Aku sendiri berprinsip bahwa pendukungan pada masing-masing kandidat sebaiknya dilakukan dengan cara yang elegan tanpa harus mengangkat-angkat jagoannya setinggi langit atau membanting lawannya dengan keras. Hampir semua postingan bernafaskan kampanye yang aku jumpai itu wujudnya sudah seperti tulisan dakwah agama yang mengajak pembacanya untuk lebih bertakwa namun dengan dibumbuh ancaman yang teramat mengerikan sehingga mencerminkan seolah Sang Pencipta itu kejam. Postingan-postingan itu tidak hanya menggambarkan kesejahteraan yang dijanjikan para kandidat namun juga kesengsaraan yang bisa ditimbulkan mereka jika terpilih. Bacaan yang mengerikan sekali buat mereka yang hingga kini masih berada di poros tengah dan belum menentukan pilihannya. Tapi buat para pendukung, hal seperti itu takkan terbeli.

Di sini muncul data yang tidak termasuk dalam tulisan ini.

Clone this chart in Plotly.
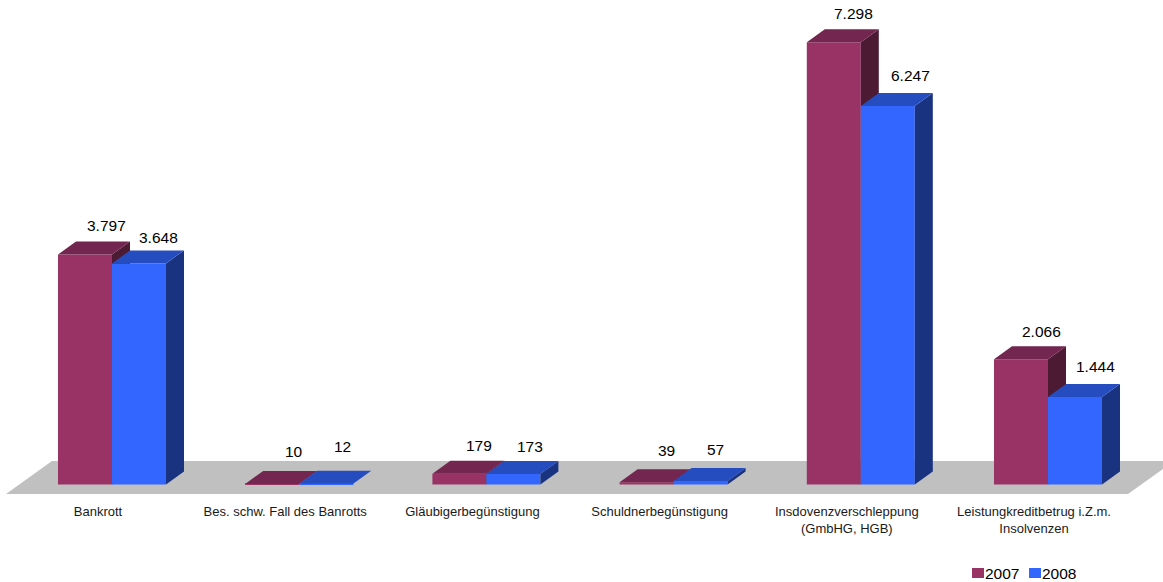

Aku percaya bahwa setiap orang akan menganggap sebuah teori itu benar jika memang sejalan dengan pendapatnya, dan begitu pula sebaliknya. Sebaik-baiknya seorang khatib berkhotbah, sebenar-benarnya apa yang dipaparkan dalam khotbahnya, hanya akan terbeli oleh mereka yang memang sepaham, dan tidak akan masuk ke dalam hati dan pikiran mereka yang punya anggapan berbeda. Jangankan isi khotbahnya, sekali seseorang tidak menyukai khatibnya, segala materi khotbahnya hanya akan melulu terdengar sumbang. Hal ini juga yang aku cukup yakin terjadi dalam kasus berkampanye tanpa batas.

Debat capres yang kedua telah dilaksanakan hari Minggu kemarin. Dan menurutku, ada 3 tipe orang yang ingin menyaksikan semua acara perdebatan yang sudah lalu maupun yang akan datang;
1. Orang yang perlu asupan tentang siapa yang layak dipilih.
2. Orang yang ingin melihat kehebatan jagoannya.
3. Orang yang ingin meilhat ketidak hebatan lawan jagoannya.
Jelas bagi orang yang masih bingung menentukan pilihannya, acara ini akan sangat bermanfaat. Namun bagi tipe nomor 2 dan 3, acara ini bisa jadi hanya bermanfaat untuk menambah bahan pembahasan dan/atau postingan mereka yang menyampah dimana-mana. Ironis sekali bagaimana mereka menggunakan waktu dan akalnya dengan cara seperti ini....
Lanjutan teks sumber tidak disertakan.